Flying the P-51

A fighter pilot’s story

Created date

January 4th, 2018
A P-51D fighter plane much like the one that Yellin had flown during the war.

There is no shortage of war memoirs in today’s publishing industry. From Afghanistan and Iraq back to Vietnam and Korea, the new volumes of stories about our fighting men and women are piling up quickly.

When it comes to the Second World War, however, publishers are adding far fewer to the pile, and understandably so. As of 2016, just 620,000 of the original 16 million American World War II veterans were still with us.

That population shrinks by 372 every day.

The number of surviving World War II pilots who flew the legendary P-51 fighter plane is even smaller, which is why Jerry Yellin’s memoir is so important. 
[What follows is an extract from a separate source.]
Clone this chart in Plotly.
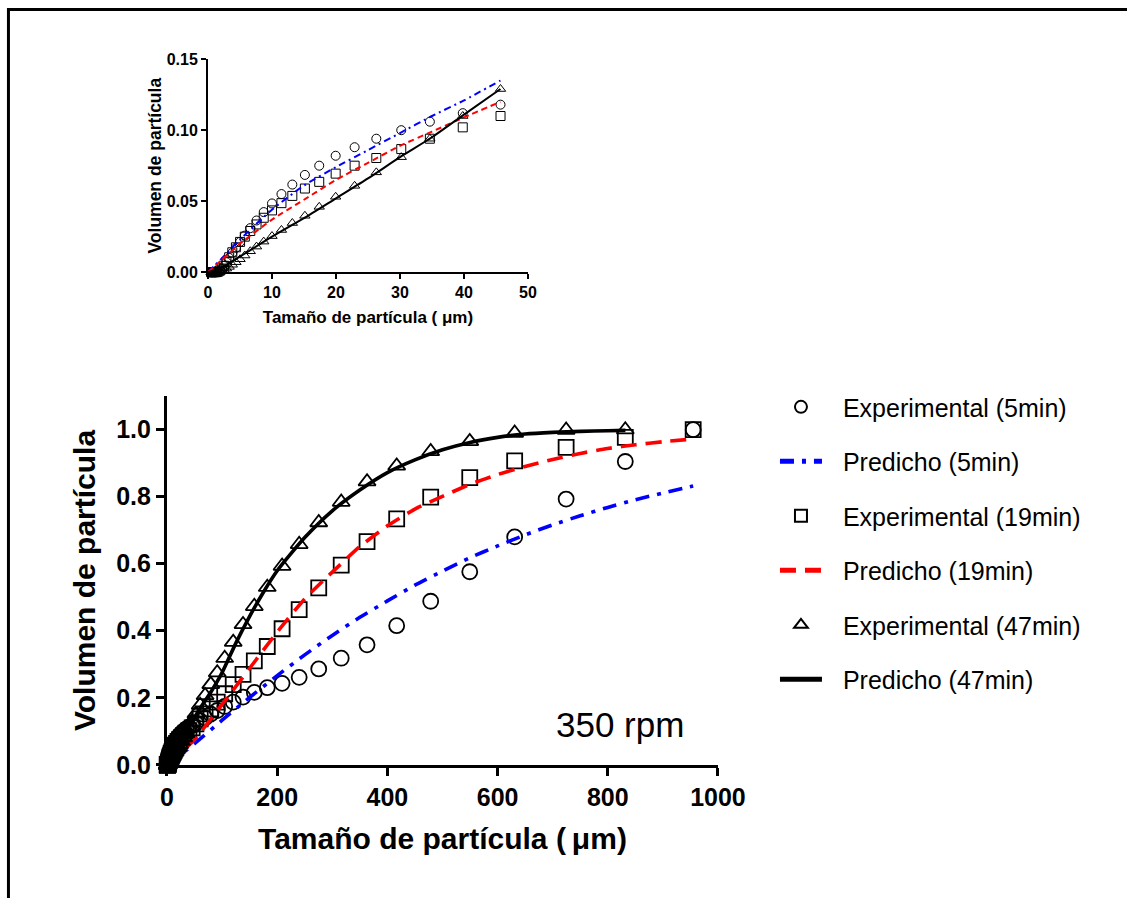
import plotly.graph_objects as go

# ---------------- data ----------------
sizes = [0.479, 0.550, 0.631, 0.724, 0.832, 0.955, 1.096, 1.259, 1.445, 1.660,
         1.905, 2.188, 2.512, 2.884, 3.311, 3.802, 4.365, 5.012, 5.754, 6.607,
         7.586, 8.710, 10.00, 11.48, 13.18, 15.14, 17.38, 19.95, 22.91, 26.30,
         30.20, 34.67, 39.81, 45.71, 52.48, 60.26, 69.18, 79.43, 91.20, 104.7,
         120.2, 138.0, 158.5, 182.0, 208.9, 239.9, 275.4, 316.2, 363.1, 416.9,
         478.6, 549.5, 631.0, 724.4, 831.8, 955.0]

exp_5 = [0, 0, 0, 0, 0, 0, 0, 0, 0.0002, 0.0005,
         0.0012, 0.0025, 0.0045, 0.0070, 0.0100, 0.0135, 0.0172, 0.0213, 0.0257, 0.0310,
         0.0364, 0.0423, 0.0484, 0.0550, 0.0617, 0.0685, 0.0750, 0.0820, 0.0880, 0.0940,
         0.1000, 0.1060, 0.1120, 0.1180, 0.1240, 0.1310, 0.1400, 0.1510, 0.1620, 0.1740,
         0.1870, 0.2020, 0.2160, 0.2300, 0.2430, 0.2610, 0.2860, 0.3180, 0.3580, 0.4150,
         0.4880, 0.5760, 0.6800, 0.7930, 0.9050, 1.0000]

exp_19 = [0, 0, 0, 0, 0, 0, 0, 0, 0.0002, 0.0005,
          0.0012, 0.0025, 0.0045, 0.0072, 0.0105, 0.0140, 0.0175, 0.0213, 0.0250, 0.0290,
          0.0336, 0.0383, 0.0435, 0.0486, 0.0537, 0.0589, 0.0636, 0.0694, 0.0750, 0.0804,
          0.0867, 0.0940, 0.1020, 0.1100, 0.1220, 0.1370, 0.1520, 0.1670, 0.1870, 0.2120,
          0.2390, 0.2700, 0.3100, 0.3530, 0.4060, 0.4630, 0.5280, 0.5960, 0.6660, 0.7340,
          0.7990, 0.8570, 0.9070, 0.9470, 0.9770, 1.0000]

exp_47 = [0, 0, 0, 0, 0, 0, 0, 0, 0, 0.0001,
          0.0003, 0.0008, 0.0015, 0.0025, 0.0037, 0.0052, 0.0070, 0.0091, 0.0117, 0.0147,
          0.0180, 0.0215, 0.0254, 0.0297, 0.0346, 0.0397, 0.0460, 0.0531, 0.0608, 0.0703,
          0.0810, 0.0940, 0.1100, 0.1290, 0.1520, 0.1780, 0.2070, 0.2400, 0.2750, 0.3180,
          0.3660, 0.4190, 0.4730, 0.5300, 0.5930, 0.6580, 0.7230, 0.7840, 0.8450, 0.8920,
          0.9350, 0.9650, 0.9900, 0.9990, 1.0000]

# predicted curves, main chart
pred_x_main = [0, 25, 50, 100, 150, 200, 250, 300, 350, 400, 450, 500,
               550, 600, 650, 700, 750, 800, 850, 900, 955]
pred_5_main = [0, 0.030, 0.063, 0.133, 0.201, 0.266, 0.328, 0.386, 0.440, 0.489, 0.536, 0.578,
               0.618, 0.653, 0.686, 0.716, 0.743, 0.768, 0.791, 0.811, 0.832]
pred_19_main = [0, 0.035, 0.075, 0.180, 0.288, 0.396, 0.495, 0.575, 0.651, 0.713, 0.763, 0.801,
                0.837, 0.866, 0.890, 0.911, 0.929, 0.944, 0.955, 0.964, 0.972]
pred_47_x = [0, 10, 20, 30, 46, 60, 80, 100, 125, 150, 175, 200, 250, 300, 350, 400,
             450, 500, 550, 600, 650, 700, 750, 800, 832]
pred_47_main = [0, 0.025, 0.052, 0.082, 0.130, 0.168, 0.218, 0.275, 0.363, 0.443, 0.515, 0.579,
                0.678, 0.758, 0.820, 0.872, 0.910, 0.940, 0.962, 0.977, 0.987, 0.992, 0.995,
                0.997, 0.998]

# predicted curves, inset
pred_x_inset = [0, 2, 5, 10, 15, 20, 25, 30, 35, 40, 45.7]
pred_5_inset = [0, 0.009, 0.023, 0.044, 0.061, 0.074, 0.086, 0.098, 0.110, 0.121, 0.135]
pred_19_inset = [0, 0.008, 0.020, 0.037, 0.051, 0.065, 0.077, 0.089, 0.099, 0.109, 0.120]
pred_47_inset = [0, 0.003, 0.011, 0.025, 0.038, 0.052, 0.066, 0.081, 0.095, 0.111, 0.129]

legend_names = ["Experimental (5min)", "Predicho (5min)", "Experimental (19min)",
                "Predicho (19min)", "Experimental (47min)", "Predicho (47min)"]

inset_max_size = 46

# ---------------- figure ----------------
W, H = 1165, 925
FONT = "Liberation Sans, Arial, sans-serif"
BLUE, RED, BLACK = "#0000ff", "#ff0000", "#000000"
PAD = "\u00a0\u00a0\u200a"

fig = go.Figure()

def add_exp(x, y, symbol, name, size, lw, xa, ya, show):
    fig.add_trace(go.Scatter(
        x=x, y=y, mode="markers", name=PAD + name, showlegend=show,
        legendgroup=name,
        marker=dict(symbol=symbol, size=size, color=BLACK,
                    line=dict(color=BLACK, width=lw)),
        cliponaxis=False, xaxis=xa, yaxis=ya))

def add_pred(x, y, color, dash, name, width, xa, ya, show):
    fig.add_trace(go.Scatter(
        x=x, y=y, mode="lines", name=PAD + name, showlegend=show,
        legendgroup=name,
        line=dict(color=color, width=width, dash=dash, shape="spline", smoothing=0.6),
        cliponaxis=False, xaxis=xa, yaxis=ya))

# main chart (legend order)
add_exp(sizes, exp_5, "circle-open", legend_names[0], 15, 1.8, "x", "y", True)
add_pred(pred_x_main, pred_5_main, BLUE, "14px,8px,4px,8px", legend_names[1], 3.6, "x", "y", True)
add_exp(sizes, exp_19, "square-open", legend_names[2], 15, 1.8, "x", "y", True)
add_pred(pred_x_main, pred_19_main, RED, "16px,9px", legend_names[3], 3.6, "x", "y", True)
add_exp(sizes[:len(exp_47)], exp_47, "triangle-up-open", legend_names[4], 15, 1.8, "x", "y", True)
add_pred(pred_47_x, pred_47_main, BLACK, "solid", legend_names[5], 3.6, "x", "y", True)

# inset
def sel(xs, ys):
    pts = [(a, b) for a, b in zip(xs, ys) if a <= inset_max_size]
    return [p[0] for p in pts], [p[1] for p in pts]

xi, yi = sel(sizes, exp_5)
add_exp(xi, yi, "circle-open", "i5", 9, 1, "x2", "y2", False)
xi, yi = sel(sizes, exp_19)
add_exp(xi, yi, "square-open", "i19", 9, 1, "x2", "y2", False)
xi, yi = sel(sizes[:len(exp_47)], exp_47)
add_exp(xi, yi, "triangle-up-open", "i47", 9, 1, "x2", "y2", False)
add_pred(pred_x_inset, pred_5_inset, BLUE, "7px,4px,2px,4px", "ip5", 2, "x2", "y2", False)
add_pred(pred_x_inset, pred_19_inset, RED, "6px,4px", "ip19", 2, "x2", "y2", False)
add_pred(pred_x_inset, pred_47_inset, BLACK, "solid", "ip47", 2, "x2", "y2", False)

# target picture pixel -> page pixel -> paper fraction
SX, AX, SY, AY = 0.970, 6.0, 0.972, 9.5

def px_x(r):
    return ((r - AX) / SX) / W

def px_y(r):
    return 1 - ((r - AY) / SY) / H

main_ax = dict(showline=True, linewidth=3, linecolor=BLACK, ticks="outside",
               ticklen=8, tickwidth=3, tickcolor=BLACK, showgrid=False, zeroline=False,
               tickfont=dict(family=FONT, size=25, color=BLACK, weight="bold"))
inset_ax = dict(showline=True, linewidth=2, linecolor=BLACK, ticks="outside",
                ticklen=5, tickwidth=2, tickcolor=BLACK, showgrid=False, zeroline=False,
                tickfont=dict(family=FONT, size=16, color=BLACK, weight="bold"))

fig.update_layout(
    width=W, height=H,
    margin=dict(l=0, r=0, t=0, b=0),
    paper_bgcolor="white", plot_bgcolor="rgba(0,0,0,0)",
    font=dict(family=FONT, color=BLACK),
    xaxis=dict(**main_ax, domain=[px_x(166), px_x(717)], range=[0, 1000],
               tickvals=[0, 200, 400, 600, 800, 1000], anchor="y",
               title=dict(text="Tamaño de partícula (\u2009μm)", standoff=19,
                          font=dict(family=FONT, size=30, color=BLACK, weight="bold"))),
    yaxis=dict(**main_ax, domain=[px_y(763), px_y(396)], range=[0, 1.1],
               tickvals=[0, 0.2, 0.4, 0.6, 0.8, 1.0], tickformat=".1f", anchor="x",
               title=dict(text="Volumen de partícula", standoff=12,
                          font=dict(family=FONT, size=30, color=BLACK, weight="bold"))),
    xaxis2=dict(**inset_ax, domain=[px_x(207), px_x(527)], range=[0, 50],
                tickvals=[0, 10, 20, 30, 40, 50], anchor="y2",
                title=dict(text="Tamaño de partícula ( μm)", standoff=11,
                           font=dict(family=FONT, size=17, color=BLACK, weight="bold"))),
    yaxis2=dict(**inset_ax, domain=[px_y(272.5), px_y(60.5)], range=[0, 0.15],
                tickvals=[0, 0.05, 0.10, 0.15], tickformat=".2f", anchor="x2",
                title=dict(text="Volumen de partícula", standoff=1,
                           font=dict(family=FONT, size=17.5, color=BLACK, weight="bold"))),
    legend=dict(x=px_x(774), y=px_y(384), xanchor="left", yanchor="top",
                traceorder="grouped", tracegroupgap=19, itemsizing="constant",
                itemwidth=42,
                font=dict(family=FONT, size=25, color=BLACK),
                bgcolor="rgba(0,0,0,0)"),
    annotations=[dict(text="350 rpm", x=px_x(619), y=px_y(723), xref="paper", yref="paper",
                      showarrow=False, xanchor="center", yanchor="middle",
                      font=dict(family=FONT, size=35, color=BLACK))],
    shapes=[
        dict(type="line", xref="paper", yref="paper", x0=0, x1=1, y0=1 - 1.5 / H, y1=1 - 1.5 / H,
             line=dict(color=BLACK, width=3)),
        dict(type="line", xref="paper", yref="paper", x0=1.5 / W, x1=1.5 / W, y0=0, y1=1,
             line=dict(color=BLACK, width=3)),
    ],
)

fig.write_html("out.html", config={"displayModeBar": False},
               post_script="document.body.style.margin='0';document.body.style.overflow='hidden';")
In The Last Fighter Pilot: The True Story of the Final Combat Mission of World War II (Regnery History, 2017), Yellin, along with bestselling author Don Brown, tells the incredible wartime tale of a young pilot’s combat experiences in the skies over the Japanese-held islands of the Pacific Theater.

At the controls

In March 1945, Yellin was a spry, confident 20-year-old captain in the Seventy-Eighth Fighter Squadron of the Fifteenth Fighter Group—an arm of the Twentieth United States Army Air Force.

When he first touched down in his P-51D on the island of Iwo Jima, Japanese forces were stubbornly holding out in fortified tunnels and caves. The pilots in his unit were there to provide close air support to the American infantrymen in hopes of dislodging the enemy from his subterranean position. 
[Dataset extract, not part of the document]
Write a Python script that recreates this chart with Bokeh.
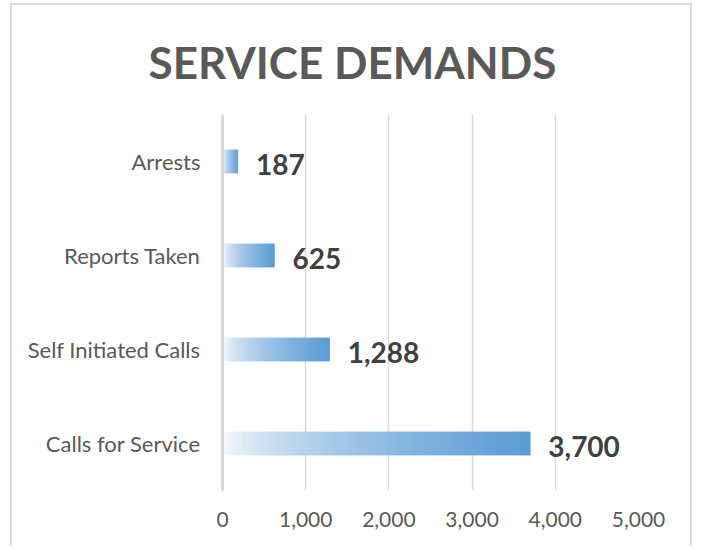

At least, this was how his combat experience started off. 

It wasn’t long before Yellin was flying bombing and strafing runs over Japan, itself. Finally, on the morning of August 15, 1945, he flew the last combat mission of the entire war.

It had been nine days since U.S. forces unleashed the atomic bomb on the city of Hiroshima. Still, the Japanese held out.

So Yellin, accompanied by his friend and wingman Philip Schlamberg (actress Scarlett Johansson’s great uncle), set out to bomb Tokyo. Schlamberg didn’t make it home; and by the time Yellin returned to his base at Iwo Jima, the war was over.

Perhaps most amazing about his memoir is its clarity. Seventy-two years after the fact, Yellin recalls his war story like it was yesterday.

“Combat isn’t something that you ever forget,” he says. “It stays with you for the rest of your life.”

His memories of flying the venerable P-51 have also stayed with him. Yellin’s recollection puts his reader behind the controls of arguably the finest fighter plane of the Second World War.

Known as the Mustang

Introduced in 1940, the Mustang, as it was commonly known, was a staple fighter plane in both the European and Pacific theaters, and with good reason. When Yellin reached Iwo Jima in 1945, the aircraft was in its fourth variation.

Powered by a supercharged Packard V-1650-7 engine, the Mustang was capable of speeds well over 400 miles per hour. Armed with six .50-caliber Browning machine guns, this fighter was fast, agile, and had excellent range, making it superior to just about anything else in the skies at the time.

“That plane was an absolute dream to fly,” recalls Yellin. “That’s all you had to do was think about turning, and the aircraft would do it—it was like an extension of your body.”

Yellin describes his war days with a mixture of pride and sadness.

“On the one hand, I wanted to tell my story—what it was like to fly this great airplane and the kind of mettle a guy had to have in order to do it,” he says. “But at the same time, this isn’t just my story; it’s about the great men that I flew with—the ones who didn’t make it home.”

To be sure, his memoir does all of this and more. 

Readers will undoubtedly gain a true sense of what it was like to fight in the skies of World War II. More importantly, though, they’ll understand precisely why men like Jerry Yellin are part of the Greatest Generation.

They took risks and served their country with honor. Thankfully, some of them are still here to tell us about it.